### ENTRIES PROVIDED

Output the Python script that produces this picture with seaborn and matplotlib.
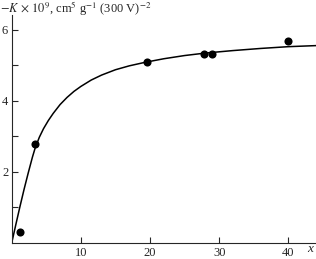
import numpy as np
import matplotlib
matplotlib.use("Agg")
import matplotlib.pyplot as plt
import seaborn as sns

# measured points
x_pts = [1.2, 3.4, 19.6, 27.8, 29.0, 40.0]
k_pts = [0.32, 2.78, 5.10, 5.33, 5.32, 5.70]

# fitted curve
x_fit = [0.0, 0.6, 1.2, 1.8, 2.4, 3.0, 3.4, 4.0, 4.6, 5.3, 6.0, 7.0, 8.0, 9.0, 10.0,
         11.5, 13.0, 15.0, 17.0, 19.3, 22.0, 25.0, 28.0, 32.0, 36.0, 40.0, 44.0]
k_fit = [0.0, 0.52, 1.03, 1.52, 1.98, 2.42, 2.68, 2.98, 3.22, 3.45, 3.65, 3.90, 4.10, 4.27, 4.41,
         4.59, 4.73, 4.88, 4.99, 5.09, 5.19, 5.28, 5.35, 5.42, 5.48, 5.53, 5.56]

sns.set_style("ticks")
plt.rcParams["font.family"] = ["Liberation Serif", "DejaVu Serif"]
plt.rcParams["mathtext.fontset"] = "stix"

fig = plt.figure(figsize=(3.16, 2.59), dpi=100)
ax = fig.add_axes([0.037, 0.0618, 0.963, 0.88])

sns.lineplot(x=x_fit, y=k_fit, ax=ax, color="black", linewidth=1.1, sort=False)
sns.scatterplot(x=x_pts, y=k_pts, ax=ax, color="black", s=34, edgecolor="black", linewidth=0, zorder=3)

ax.set_xlim(0, 44)
ax.set_ylim(0, 6.42)
ax.set_xticks([10, 20, 30, 40])
ax.set_yticks([2, 4, 6])
ax.set_yticks([1, 3, 5], minor=True)
ax.tick_params(axis="x", direction="in", length=4, width=0.8, labelsize=9, pad=3)
ax.tick_params(axis="y", which="both", direction="in", length=4, width=0.8, labelsize=9, pad=2.5)
for s in ["top", "right"]:
    ax.spines[s].set_visible(False)
for s in ["left", "bottom"]:
    ax.spines[s].set_linewidth(0.8)
ax.set_xlabel("")
ax.set_ylabel("")

fig.text(0.0, 0.968, r"$-K\,\times\,10^9$, cm$^5$ g$^{-1}$ (300 V)$^{-2}$", fontsize=9, ha="left", va="center")
fig.text(0.982, 0.04, "x", fontsize=9.5, style="italic", ha="center", va="center")

fig.savefig("out.png", dpi=100)
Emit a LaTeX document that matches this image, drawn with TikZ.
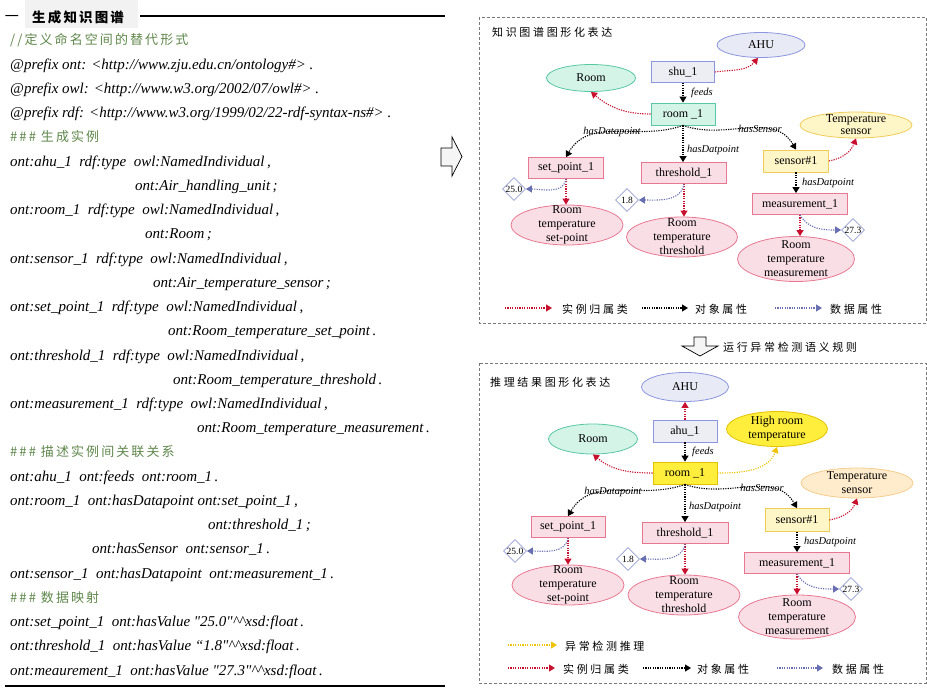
\documentclass[tikz,border=0pt]{standalone}
\usepackage{fontspec}
\setmainfont{Liberation Serif}
\newfontfamily\cjk{Noto Sans CJK SC}
\newfontfamily\cjkA[LetterSpace=16]{Noto Sans CJK SC}
\newfontfamily\cjkB[LetterSpace=24]{Noto Sans CJK SC}
\usetikzlibrary{shapes.geometric,arrows.meta}
\definecolor{cred}{RGB}{200,16,46}
\definecolor{cblue}{RGB}{105,112,178}
\definecolor{cyel}{RGB}{238,196,10}
\definecolor{cgreen}{RGB}{95,135,75}
\definecolor{pinkfill}{RGB}{250,222,230}
\definecolor{pinkdraw}{RGB}{232,120,145}
\definecolor{grnfill}{RGB}{212,244,232}
\definecolor{grndraw}{RGB}{90,200,165}
\definecolor{bluefill}{RGB}{232,234,246}
\definecolor{boxblue}{RGB}{236,238,244}
\definecolor{bluedraw}{RGB}{140,150,222}
\definecolor{ltyfill}{RGB}{255,246,200}
\definecolor{ltydraw}{RGB}{240,205,90}
\definecolor{yfill}{RGB}{255,238,60}
\definecolor{ydraw}{RGB}{225,195,0}
\definecolor{orfill}{RGB}{255,236,205}
\definecolor{ordraw}{RGB}{245,205,140}
\definecolor{dmdraw}{RGB}{150,160,210}
\definecolor{panel}{RGB}{120,120,120}
\begin{document}
\begin{tikzpicture}[x=1pt,y=-1pt,
  code/.style={anchor=base west,inner sep=0pt,font=\fontsize{15}{15}\selectfont\itshape},
  cmt/.style={anchor=base west,inner sep=0pt,text=cgreen,font=\fontsize{13}{13}\selectfont\cjkA},
  ell/.style={ellipse,draw,line width=0.8pt,inner sep=0pt},
  elltext/.style={inner sep=0pt,align=center,font=\fontsize{12}{14}\selectfont},
  box/.style={rectangle,draw,line width=0.8pt,minimum height=21pt,inner sep=0pt,font=\fontsize{12}{12}\selectfont},
  pinkbox/.style={box,fill=pinkfill,draw=pinkdraw},
  pinkell/.style={ell,fill=pinkfill,draw=pinkdraw},
  dm/.style={diamond,draw=dmdraw,fill=white,line width=0.7pt,minimum width=23pt,minimum height=23pt,inner sep=0pt,font=\fontsize{9.5}{9.5}\selectfont},
  lab/.style={inner sep=0pt,font=\fontsize{10.5}{10.5}\selectfont\itshape},
  dotline/.style={line width=1.1pt,dash pattern=on 1.2pt off 1.2pt,-{Triangle[length=6pt,width=7pt]}},
  rel/.style={dotline,draw=black},
  inst/.style={dotline,draw=cred},
  dat/.style={dotline,draw=cblue},
  infer/.style={dotline,draw=cyel},
  legtext/.style={anchor=west,inner sep=0pt,font=\fontsize{11}{11}\selectfont\cjkB},
  paneltitle/.style={anchor=west,inner sep=0pt,font=\fontsize{11}{11}\selectfont\cjkB},
  panelbox/.style={draw=panel,line width=0.6pt,dash pattern=on 3pt off 2pt}
]
\useasboundingbox (0,0) rectangle (927,690);
\fill[white] (0,0) rectangle (927,690);

% ---------- left column ----------
\fill[black!5] (25,0) rectangle (138,28);
\node[inner sep=0pt,font=\fontsize{14}{14}\selectfont\cjk] (dash) at (12,18) {一};
\node[anchor=west,inner sep=0pt,font=\fontsize{13.5}{13.5}\selectfont\cjkA\bfseries] (title) at (32,17) {生成知识图谱};
\coordinate (tl1) at (140,16);
\coordinate (tl2) at (445,16);
\draw[line width=1.2pt] (tl1) -- (tl2);

\node[cmt] (l0) at (10,45) {{\itshape //}定义命名空间的替代形式};
\node[code] (l1) at (10,69.2) {@prefix ont: <http://www.zju.edu.cn/ontology\#> .};
\node[code] (l2) at (10,93.5) {@prefix owl: <http://www.w3.org/2002/07/owl\#> .};
\node[code] (l3) at (10,117.7) {@prefix rdf: <http://www.w3.org/1999/02/22-rdf-syntax-ns\#> .};
\node[cmt] (l4) at (10,141.9) {\#\#\# 生成实例};
\node[code] (l5) at (10,166.2) {ont:ahu\_1\ \ rdf:type\ \ owl:NamedIndividual\,,};
\node[code] (l6) at (135,190.4) {ont:Air\_handling\_unit\,;};
\node[code] (l7) at (10,214.6) {ont:room\_1\ \ rdf:type\ \ owl:NamedIndividual\,,};
\node[code] (l8) at (145,238.8) {ont:Room\,;};
\node[code] (l9) at (10,263.1) {ont:sensor\_1\ \ rdf:type\ \ owl:NamedIndividual\,,};
\node[code] (l10) at (153,287.3) {ont:Air\_temperature\_sensor\,;};
\node[code] (l11) at (10,311.5) {ont:set\_point\_1\ \ rdf:type\ \ owl:NamedIndividual\,,};
\node[code] (l12) at (168,335.8) {ont:Room\_temperature\_set\_point\,.};
\node[code] (l13) at (10,360) {ont:threshold\_1\ \ rdf:type\ \ owl:NamedIndividual\,,};
\node[code] (l14) at (173,384.2) {ont:Room\_temperature\_threshold\,.};
\node[code] (l15) at (10,408.5) {ont:measurement\_1\ \ rdf:type\ \ owl:NamedIndividual\,,};
\node[code] (l16) at (197,432.7) {ont:Room\_temperature\_measurement\,.};
\node[cmt] (l17) at (10,456.9) {\#\#\# 描述实例间关联关系};
\node[code] (l18) at (10,481.2) {ont:ahu\_1\ \ ont:feeds\ \ ont:room\_1\,.};
\node[code] (l19) at (10,505.4) {ont:room\_1\ \ ont:hasDatapoint ont:set\_point\_1\,,};
\node[code] (l20) at (208,529.6) {ont:threshold\_1\,;};
\node[code] (l21) at (92,553.9) {ont:hasSensor\ \ ont:sensor\_1\,.};
\node[code] (l22) at (10,578.1) {ont:sensor\_1\ \ ont:hasDatapoint\ \ ont:measurement\_1\,.};
\node[cmt] (l23) at (10,602.3) {\#\#\# 数据映射};
\node[code] (l24) at (10,626.6) {ont:set\_point\_1\ \ ont:hasValue \textquotedbl 25.0\textquotedbl\textasciicircum\textasciicircum xsd:float\,.};
\node[code] (l25) at (10,650.8) {ont:threshold\_1\ \ ont:hasValue “1.8\textquotedbl\textasciicircum\textasciicircum xsd:float\,.};
\node[code] (l26) at (10,675) {ont:meaurement\_1\ \ ont:hasValue \textquotedbl 27.3\textquotedbl\textasciicircum\textasciicircum xsd:float\,.};
\coordinate (bl1) at (5,686);
\coordinate (bl2) at (445,686);
\draw[line width=1.5pt] (bl1) -- (bl2);

% block arrow right
\draw[line width=0.7pt,fill=black!4] (441,148) -- (452,148) -- (452,137) -- (462,156.5) -- (452,176) -- (452,166) -- (441,166) -- cycle;

% ---------- top panel ----------
\draw[panelbox] (479,17) rectangle (926,323);
\node[paneltitle] (t1) at (492,32) {知识图谱图形化表达};

\node[ell,fill=bluefill,draw=bluedraw,minimum width=88pt,minimum height=25pt] (AHU1) at (761,45) {};
\node[elltext] (AHU1t) at (AHU1) {AHU};
\node[box,fill=boxblue,draw=bluedraw,minimum width=63pt] (shu) at (683,72) {shu\_1};
\node[ell,fill=grnfill,draw=grndraw,minimum width=89pt,minimum height=27pt] (Room1) at (591,78) {};
\node[elltext] (Room1t) at (Room1) {Room};
\node[box,fill=grnfill,draw=grndraw,minimum width=64pt,minimum height=22pt] (room1) at (683,114) {room \_1};
\node[ell,fill=ltyfill,draw=ltydraw,minimum width=112pt,minimum height=26pt] (TS1) at (856,125) {};
\node[elltext,font=\fontsize{12}{12}\selectfont] (TS1t) at (TS1) {Temperature\\sensor};
\node[box,fill=ltyfill,draw=ltydraw,minimum width=65pt,minimum height=22pt] (sensor1) at (796,161) {sensor\#1};
\node[pinkbox,minimum width=75pt] (sp1) at (566,168) {set\_point\_1};
\node[pinkbox,minimum width=85pt] (th1) at (684,173) {threshold\_1};
\node[pinkbox,minimum width=95pt] (ms1) at (800,204) {measurement\_1};
\node[dm] (d1) at (514,189) {25.0};
\node[dm] (d2) at (627,200) {1.8};
\node[dm] (d3) at (853,230) {27.3};
\node[pinkell,minimum width=112pt,minimum height=40pt] (esp1) at (567,225) {};
\node[elltext] (esp1t) at (esp1) {Room\\temperature\\set-point};
\node[pinkell,minimum width=111pt,minimum height=40pt] (eth1) at (682,237) {};
\node[elltext] (eth1t) at (eth1) {Room\\temperature\\threshold};
\node[pinkell,minimum width=117pt,minimum height=45pt] (ems1) at (796,259) {};
\node[elltext] (ems1t) at (ems1) {Room\\temperature\\measurement};

\draw[inst] (shu.east) to[out=8,in=-130] ([xshift=-3pt]AHU1.south);
\draw[rel] (shu.south) -- (room1.north);
\draw[inst] (room1.west) to[out=180,in=-40] (Room1.south);
\draw[rel] (room1.south) to[out=200,in=60] (sp1.north);
\draw[rel] (room1.south) -- (room1.south |- th1.north);
\draw[rel] (room1.south) to[out=-20,in=120] (sensor1.north);
\draw[inst] (sensor1.east) to[out=10,in=-110] (TS1.south);
\draw[inst] (sp1.south) -- (sp1.south |- esp1.north);
\draw[dat] (sp1.south) to[out=-100,in=0] (d1.east);
\draw[inst] (th1.south) -- (th1.south |- eth1.north);
\draw[dat] (th1.south) to[out=-100,in=0] (d2.east);
\draw[rel] (sensor1.south) -- (sensor1.south |- ms1.north);
\draw[inst] (ms1.south) -- (ms1.south |- ems1.north);
\draw[dat] (ms1.south) to[out=-60,in=180] (d3.west);

\node[lab] (lf1) at (702,93) {feeds};
\node[lab] (lh1) at (612,132) {hasDatapoint};
\node[lab] (lt1) at (713,150) {hasDatpoint};
\node[lab] (ls1) at (760,129) {hasSensor};
\node[lab] (lm1) at (828,183) {hasDatpoint};

% legend top
\coordinate (a1s) at (505,308); \coordinate (a1e) at (552,308);
\coordinate (a2s) at (642,308); \coordinate (a2e) at (688,308);
\coordinate (a3s) at (775,308); \coordinate (a3e) at (822,308);
\draw[inst] (a1s) -- (a1e);
\node[legtext] (g1) at (562,309) {实例归属类};
\draw[rel] (a2s) -- (a2e);
\node[legtext] (g2) at (695,309) {对象属性};
\draw[dat] (a3s) -- (a3e);
\node[legtext] (g3) at (830,309) {数据属性};

% down arrow + rule text
\draw[line width=0.7pt,fill=black!4] (694,337) -- (706,337) -- (706,346) -- (718,346) -- (700,356) -- (682,346) -- (694,346) -- cycle;
\node[legtext] (rule) at (723,347) {运行异常检测语义规则};

% ---------- bottom panel ----------
\draw[panelbox] (479,363) rectangle (926,683);
\node[paneltitle] (t2) at (490,382) {推理结果图形化表达};

\node[ell,fill=bluefill,draw=bluedraw,minimum width=87pt,minimum height=29pt] (AHU2) at (685,387) {};
\node[elltext] (AHU2t) at (AHU2) {AHU};
\node[box,fill=boxblue,draw=bluedraw,minimum width=64pt,minimum height=22pt] (ahu2) at (685,431) {ahu\_1};
\node[ell,fill=yfill,draw=ydraw,minimum width=101pt,minimum height=35pt] (HRT) at (777,429) {};
\node[elltext] (HRTt) at (HRT) {High room\\temperature};
\node[ell,fill=grnfill,draw=grndraw,minimum width=89pt,minimum height=30pt] (Room2) at (593,439) {};
\node[elltext] (Room2t) at (Room2) {Room};
\node[box,fill=yfill,draw=ydraw,minimum width=64pt,minimum height=22pt] (room2) at (685,473) {room \_1};
\node[ell,fill=orfill,draw=ordraw,minimum width=112pt,minimum height=30pt] (TS2) at (857,483) {};
\node[elltext] (TS2t) at (TS2) {Temperature\\sensor};
\node[box,fill=ltyfill,draw=ltydraw,minimum width=64pt,minimum height=23pt] (sensor2) at (797,520) {sensor\#1};
\node[pinkbox,minimum width=74pt] (sp2) at (568,527) {set\_point\_1};
\node[pinkbox,minimum width=86pt] (th2) at (685,533) {threshold\_1};
\node[pinkbox,minimum width=105pt] (ms2) at (797,563) {measurement\_1};
\node[dm] (d4) at (515,551) {25.0};
\node[dm] (d5) at (628,559) {1.8};
\node[dm] (d6) at (851,589) {27.3};
\node[pinkell,minimum width=112pt,minimum height=40pt] (esp2) at (568,585) {};
\node[elltext] (esp2t) at (esp2) {Room\\temperature\\set-point};
\node[pinkell,minimum width=112pt,minimum height=40pt] (eth2) at (684,595) {};
\node[elltext] (eth2t) at (eth2) {Room\\temperature\\threshold};
\node[pinkell,minimum width=117pt,minimum height=44pt] (ems2) at (797,617) {};
\node[elltext] (ems2t) at (ems2) {Room\\temperature\\measurement};

\draw[inst] (ahu2.north) -- (AHU2.south);
\draw[rel] (ahu2.south) -- (room2.north);
\draw[inst] (room2.west) to[out=180,in=-40] (Room2.south);
\draw[infer] (room2.east) to[out=0,in=-110] (HRT.south);
\draw[rel] (room2.south) to[out=200,in=60] (sp2.north);
\draw[rel] (room2.south) -- (room2.south |- th2.north);
\draw[rel] (room2.south) to[out=-20,in=120] (sensor2.north);
\draw[inst] (sensor2.east) to[out=10,in=-110] (TS2.south);
\draw[inst] (sp2.south) -- (sp2.south |- esp2.north);
\draw[dat] (sp2.south) to[out=-100,in=0] (d4.east);
\draw[inst] (th2.south) -- (th2.south |- eth2.north);
\draw[dat] (th2.south) to[out=-100,in=0] (d5.east);
\draw[rel] (sensor2.south) -- (sensor2.south |- ms2.north);
\draw[inst] (ms2.south) -- (ms2.south |- ems2.north);
\draw[dat] (ms2.south) to[out=-60,in=180] (d6.west);

\node[lab] (lf2) at (703,452) {feeds};
\node[lab] (lh2) at (613,492) {hasDatapoint};
\node[lab] (lt2) at (715,507) {hasDatpoint};
\node[lab] (ls2) at (762,488) {hasSensor};
\node[lab] (lm2) at (830,542) {hasDatpoint};

% legend bottom
\coordinate (b0s) at (508,645); \coordinate (b0e) at (557,645);
\coordinate (b1s) at (508,668); \coordinate (b1e) at (555,668);
\coordinate (b2s) at (643,668); \coordinate (b2e) at (691,668);
\coordinate (b3s) at (777,668); \coordinate (b3e) at (823,668);
\draw[infer] (b0s) -- (b0e);
\node[legtext] (h0) at (565,646) {异常检测推理};
\draw[inst] (b1s) -- (b1e);
\node[legtext] (h1) at (563,669) {实例归属类};
\draw[rel] (b2s) -- (b2e);
\node[legtext] (h2) at (697,669) {对象属性};
\draw[dat] (b3s) -- (b3e);
\node[legtext] (h3) at (832,669) {数据属性};
\end{tikzpicture}
\end{document}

######

Exactly reproduce the run of lines from the start of the listing through the line with "k_pts = [0.32, 2.78, 5.10, 5.33, 5.32, 5.70]", inclusive; pictures are not copied.

Output the Python script that produces this picture with seaborn and matplotlib.
import numpy as np
import matplotlib
matplotlib.use("Agg")
import matplotlib.pyplot as plt
import seaborn as sns

# measured points
x_pts = [1.2, 3.4, 19.6, 27.8, 29.0, 40.0]
k_pts = [0.32, 2.78, 5.10, 5.33, 5.32, 5.70]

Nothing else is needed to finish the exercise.